12 servings–0.64 mcg of iodine per serving
½ cup raisins
1 tsp vanilla extract
1 cup boiling water
¼ cup brown sugar
1 tbsp cinnamon
2 cups flour
1 tsp baking powder
½ tsp baking soda
½ tsp non-iodized/non-sea salt
2 egg whites
¼ cup shortening
1 cup sugar
½ cup potato water (see instructions below) or substitute plain water or LID-safe nut or oat milk
½ cup powdered sugar
3 tbsp water
½ tsp vanilla extract
Preheat oven to 350°F.
Grease and flour a loaf pan.
While oven is heating, pour the vanilla extract and boiling water over raisins and let them stand for 10 minutes.
Pour off the liquid and set aside in a strainer so they continue to drip dry while you mix the other ingredients.
Mix together brown sugar and cinnamon; set aside.
Mix together remaining dry ingredients.
Coat raisins with a heaping tablespoon of cinnamon-sugar mixture.
Mix shortening and egg whites.
Next, combine dry ingredients with shortening mixture and add potato water (or water or LID-safe milk).
Use a heaping tablespoonful of cinnamon-sugar mixture to coat raisins.
Fold raisins into batter.
Spread half the batter into prepared loaf pan.
Sprinkle half of remaining brown sugar mixture on batter.
Spoon rest of batter into pan and sprinkle remaining brown sugar mixture on top.
Bake for 1 hour, or until cake tester comes out clean.
Cool for 15 minutes and then remove to cool completely.
Mix water, powdered sugar, and vanilla together to form a glaze.

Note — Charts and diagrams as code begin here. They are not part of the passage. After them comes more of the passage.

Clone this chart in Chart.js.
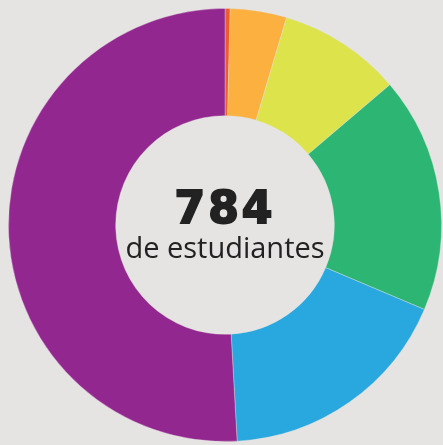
<!DOCTYPE html>
<html>
<head>
<meta charset="utf-8">
<script src="https://cdn.jsdelivr.net/npm/chart.js@4"></script>
<style>
  html, body { margin: 0; padding: 0; background: #e5e4e3; overflow: hidden; }
  #wrap { position: relative; width: 443px; height: 445px; }
  #chart { position: absolute; left: 0; top: 0; }
  .center { position: absolute; left: 0; width: 450px; text-align: center; color: #222; }
  #total { top: 183px; font-family: "DejaVu Sans", sans-serif; font-weight: bold; font-size: 44px; line-height: 50px; letter-spacing: 3px; -webkit-text-stroke: 2px #222; }
  #sub { top: 229px; font-family: "Open Sans", sans-serif; font-size: 29px; line-height: 36px; }
</style>
</head>
<body>
<div id="wrap">
  <canvas id="chart" width="450" height="450"></canvas>
  <div class="center" id="total">784</div>
  <div class="center" id="sub">de estudiantes</div>
</div>
<script>
  // segments clockwise from 12 o'clock
  var categories = ['A', 'B', 'C', 'D', 'E', 'F'];
  var students = [3, 33, 72, 138, 139, 399];
  var colors = ['#f15a29', '#fbb040', '#dde34b', '#2db673', '#29a8e0', '#92278f'];

  new Chart(document.getElementById('chart'), {
    type: 'doughnut',
    data: {
      labels: categories,
      datasets: [{
        data: students,
        backgroundColor: colors,
        borderColor: 'rgba(229,228,227,0.35)',
        borderWidth: 1
      }]
    },
    options: {
      responsive: false,
      animation: false,
      cutout: '50.5%',
      layout: { padding: 8 },
      plugins: { legend: { display: false }, tooltip: { enabled: false } }
    }
  });
</script>
</body>
</html>
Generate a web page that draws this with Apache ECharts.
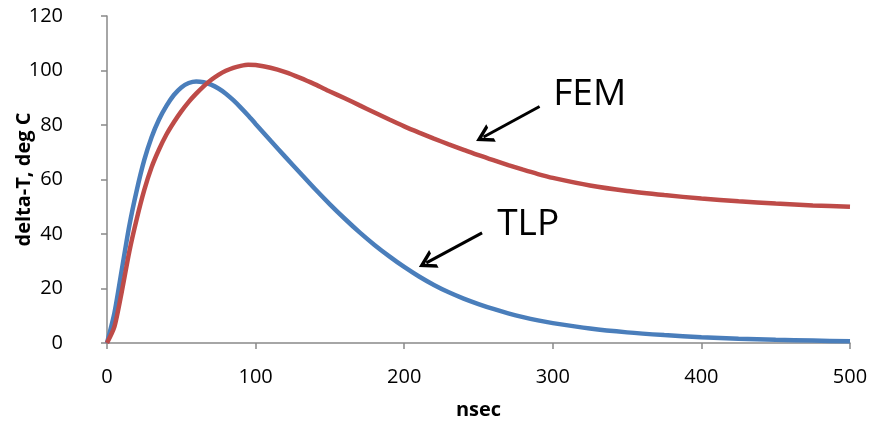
<!DOCTYPE html>
<html>
<head>
<meta charset="utf-8">
<script src="https://cdn.jsdelivr.net/npm/echarts@6/dist/echarts.min.js"></script>
<style>
  html,body{margin:0;padding:0;background:#fff;}
  #chart{width:870px;height:427px;}
</style>
</head>
<body>
<div id="chart"></div>
<script>
// time axis (nsec) and the two temperature curves
let ns  = [0, 5, 10, 15, 20, 25, 30, 35, 40, 45, 50, 55, 60, 65, 70, 75, 80, 85, 90, 95, 100,
           110, 120, 130, 140, 150, 160, 170, 180, 190, 200, 210, 220, 230, 240, 250, 260, 270, 280, 290, 300,
           325, 350, 375, 400, 425, 450, 475, 500]
let tlp = [0, 11, 27, 43, 56, 67, 75.5, 82, 87, 91, 93.8, 95.4, 96, 95.7, 94.8, 93.4, 91.5, 89.1, 86.4, 83.5, 80.4,
           74.3, 68.3, 62.4, 56.5, 50.9, 45.6, 40.6, 36, 31.8, 27.9, 24.4, 21.3, 18.6, 16.3, 14.3, 12.5, 10.9, 9.5, 8.3, 7.3,
           5.3, 3.9, 2.9, 2.1, 1.6, 1.2, 0.9, 0.6]
let fem = [0, 6, 19, 33.5, 45.5, 56, 64.5, 71, 76.5, 81, 85, 88.5, 91.5, 94.2, 96.5, 98.4, 99.9, 101, 101.7, 102.1, 102,
           101, 99.4, 97.3, 94.9, 92.3, 89.8, 87.2, 84.6, 82, 79.5, 77.2, 75, 72.9, 70.9, 68.9, 67.1, 65.3, 63.6, 62, 60.6,
           57.8, 55.8, 54.3, 53, 52, 51.2, 50.5, 50]
let xTicks = [0, 100, 200, 300, 400, 500]
let yTicks = [0, 20, 40, 60, 80, 100, 120]

// callouts: text anchor + arrow (from, to) in data units
let femNote = {text: 'FEM', at: [300.3, 91.3], from: [291.1, 86.8], to: [253.4, 75.6]}
let tlpNote = {text: 'TLP', at: [262.6, 43.4], from: [252.4, 40.4], to: [214.9, 29.4]}

let font = '"Open Sans", "Liberation Sans", sans-serif'
let axisGrey = '#898989'
// open "V" arrow head
let head = 'path://M0,10 L5,0 L10,10 L8,10 L5,4 L2,10 Z'

function pairs(xs, ys){
  let out = []
  for (let i = 0; i < xs.length; i++) out.push([xs[i], ys[i]])
  return out
}

function callout(n){
  return {
    markLine: {
      silent: true,
      symbol: ['none', head],
      symbolSize: [20, 17],
      lineStyle: {color: '#000', width: 3, type: 'solid'},
      label: {show: false},
      data: [[{coord: n.from}, {coord: n.to}]]
    },
    markPoint: {
      silent: true,
      symbol: 'circle',
      symbolSize: 0,
      label: {
        show: true, position: 'right', distance: 0,
        formatter: n.text, color: '#000', fontSize: 37, fontFamily: font
      },
      data: [{coord: n.at}]
    }
  }
}

let myChart = echarts.init(document.getElementById('chart'), null, {renderer: 'canvas'})

let option = {
  animation: false,
  backgroundColor: '#fff',
  grid: {left: 107, right: 20, top: 16, bottom: 84, containLabel: false, outerBoundsMode: 'none'},
  xAxis: {
    type: 'value', min: xTicks[0], max: xTicks[xTicks.length - 1], interval: 100,
    name: 'nsec', nameLocation: 'middle', nameGap: 57, nameMoveOverlap: false,
    nameTextStyle: {fontSize: 20, fontWeight: 'bold', color: '#000', fontFamily: font},
    axisLine: {lineStyle: {color: axisGrey, width: 1.5}},
    axisTick: {length: 6, lineStyle: {color: axisGrey, width: 1.5}},
    axisLabel: {fontSize: 20, color: '#000', fontFamily: font, margin: 24},
    splitLine: {show: false}
  },
  yAxis: {
    type: 'value', min: yTicks[0], max: yTicks[yTicks.length - 1], interval: 20,
    name: 'delta-T, deg C', nameLocation: 'middle', nameRotate: 90, nameGap: 73, nameMoveOverlap: false,
    nameTextStyle: {fontSize: 20, fontWeight: 'bold', color: '#000', fontFamily: font},
    axisLine: {show: true, lineStyle: {color: axisGrey, width: 1.5}},
    axisTick: {show: true, length: 6, lineStyle: {color: axisGrey, width: 1.5}},
    axisLabel: {fontSize: 20, color: '#000', fontFamily: font, margin: 44},
    splitLine: {show: false}
  },
  series: [
    Object.assign({
      name: 'TLP', type: 'line', smooth: 0.25, showSymbol: false,
      data: pairs(ns, tlp),
      lineStyle: {color: '#4A7EBB', width: 4.5},
      itemStyle: {color: '#4A7EBB'}
    }, callout(tlpNote)),
    Object.assign({
      name: 'FEM', type: 'line', smooth: 0.25, showSymbol: false,
      data: pairs(ns, fem),
      lineStyle: {color: '#BE4B48', width: 4.5},
      itemStyle: {color: '#BE4B48'}
    }, callout(femNote))
  ]
}

myChart.setOption(option)
</script>
</body>
</html>
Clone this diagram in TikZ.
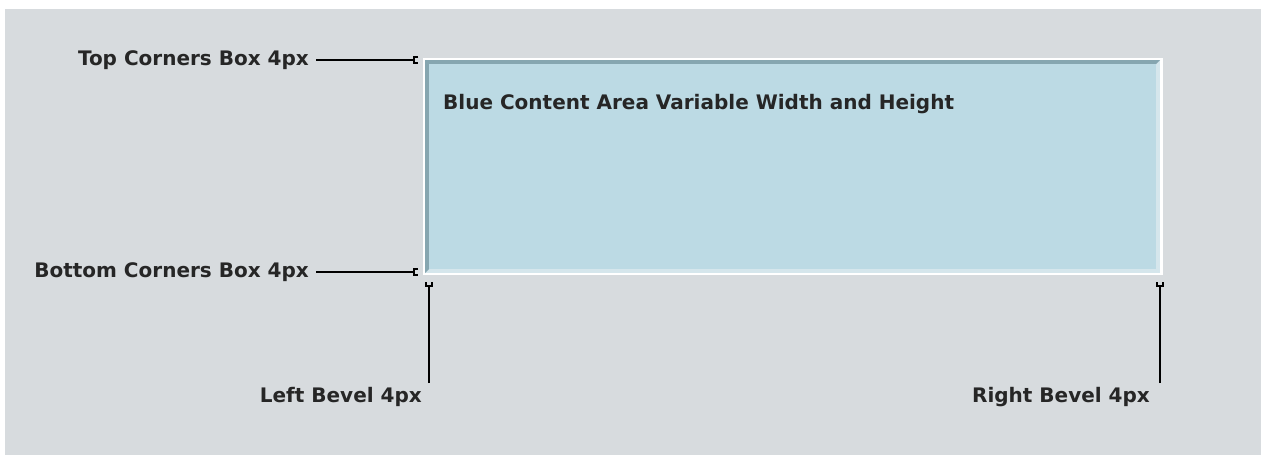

Pour over bread, slice, and enjoy!
To make potato water:
Peel and boil a small white potato in 2 cups of water.
When potato is soft, mash it in cooking water.
Pour the “milky” water through a strainer and use to make bread in place of milk.
Keep refrigerated for up to 3 days.
We hope you enjoy! Please "like" this recipe below and let us know how yours turned out. Share photos and videos of your culinary creations with the thyroid cancer community by including the hashtag #TruthAboutTC on your social media posts!
Typically, those following a low-iodine diet (LID) are recommended to consume no more than 50 micrograms (mcg) of iodine per day. One serving of this recipe as stated does not exceed 15 mcg of iodine.
Talk to your doctor before making any dietary or lifestyle changes and to determine if these recipes are healthy choices for you.